Camus + Buckley

Whether one calls it postmodernism or nihilism or some other related abstraction, these forms of philosophy are destroying Western culture and the modern world along with it.

Postmodernism’s premise is contradictory at is root. It argues that that no definite terms, boundaries, or absolute truths exist, something that creates an immediate paradox because defining what postmodernism represents would violate its very basis. The best description I can give for postmodernism is that it is temporal, completely situational, temporary and based on feelings rather than fact. I wanted to use the word “relativistic” – but to be relative, one thing must be compared to another and that would require the acceptance that the other thing has definite terms, boundaries or truths – again, completely contrary to the basis of the philosophy.

The problem for postmodernists lies in the fact that there are definite terms, boundaries, or absolute truths in the real world. At thing either is or is not, so for the postmodernist to remain faithful to postmodernism, he must find a way to deal with those contradictions. They way he does is typically through redefinition (paraphrasing SCOTUS Justice Potter Stewart said of pornography – “I don’t know what it is, but I’ll know it when I see it) or simple denial (much like a child closing his eyes and covering his ears when faced with fear – hoping against hope a feared specter will pass him by).

Keeping common cause with such a philosophy results in constant mental anguish. If you have ever run low on your computer’s RAM so that it had to continually read and write data on your hard drive, you know how it slows your computer down. A while back, after yet another update from Microsoft, I had a couple of software switches changed, causing a conflict at the operating system level, My laptop’s terabyte sized hard drive was running constantly at 100% – needless to say, the laptop acted as if it was dipped in molasses and I could feel the heat from the hard drive through the plastic shell. It took finding the offending conflict and resolving it to end the issue (again, that situation was pure logic – the software switches were either in conflict or they weren’t).

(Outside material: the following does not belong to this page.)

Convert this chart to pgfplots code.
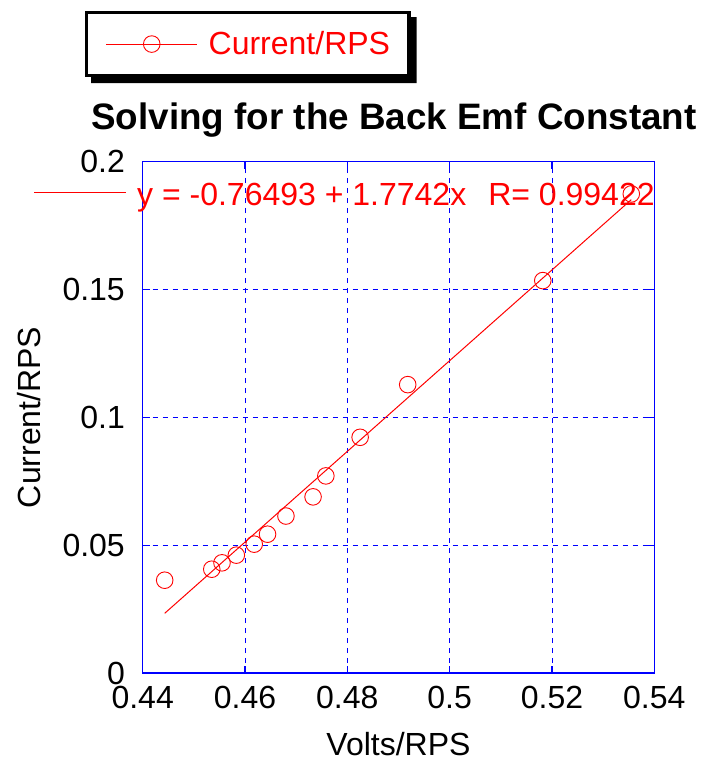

That’s a brain on postmodernism.

Postmodernism leads to frustration and frustration leads to nihilism. Nihilism is defined as “the belief that all values are baseless and that nothing can be known or communicated. It is often associated with extreme pessimism and a radical skepticism that condemns existence. A true nihilist would believe in nothing, have no loyalties, and no purpose other than, perhaps, an impulse to destroy.”

One can see how well nihilism dovetails with postmodernism – and one can certainly see how the combination of both, the frustration and illogic of postmodernism and the fatalism of nihilism, can lead to destruction of a culture and eventually, a civilization.

So, without respect to politics (neither of these are exclusive to a political party) these are the problems.

The $64,000 question is what can we do about them?

Well, postmodernism and nihilism can only survive if they can avoid consequences. If their acolytes are shielded from the hard reality of their choices, even temporarily so, these philosophies will continue to corrode everything they touch.
Examples of how politicians and our elected officials delve in the postmodernist arts are legion. Political acts of “kicking the can down the road” on hard decisions and measuring the impacts of a program (cuts or increases) or a budget (deficits or surpluses) at a point 10 years into the future are examples of consequence avoidance.

Tough love is the answer.

William F. Buckley got it right with his “standing athwart history yelling “Stop!’, at a time when no one is inclined to do so, or to have much patience with those who so urge it” definition of conservativism.

It’s almost like those “scared straight” programs when hardened criminals are brought in to scare the crap out of budding thugs by destroying the fantasy and connecting them with the hard reality of incarceration. The best thing Americans could ever do is to give our politicians a dose of scared straight. People will continue to believe in progressive Utopian fairy tales as long as they can avoid the consequences of their actions, their politics and their ideologies.

That is why, at least on a philosophical level, I like Trump’s “you want ‘em, you got ‘em” Illegal alien rhetoric. What makes it even more delicious is that it is right out of the Saul Alinsky “Rules for Radicals” playbook – Rule 4 states: “Make the enemy live up to its own book of rules – if the rule is that every letter gets a reply, send 30,000 letters. You can kill them with this because no one can possibly obey all of their own rules.”

It is fun to finally watch Democrats babble incoherently as Alinsky’s “Eye of Sauron” is turned on them (a gratuitous “Lord of the Rings” reference).

I’ve long thought the absurdist philosophy makes some sense in these times. In philosophy, “the Absurd” refers to mankind’s constant search for inherent value and meaning in life contrasted against his apparent inability to find any in a purposeless, meaningless or chaotic and irrational universe. French philosopher Albert Camus was a prominent absurdist philosopher – Camus argued that individuals should embrace the suck of the absurd condition of human existence while also defiantly continuing to explore and search for meaning.

In the end and against the cresting wave of nihilistic postmodernism, I stand with Camus and Buckley.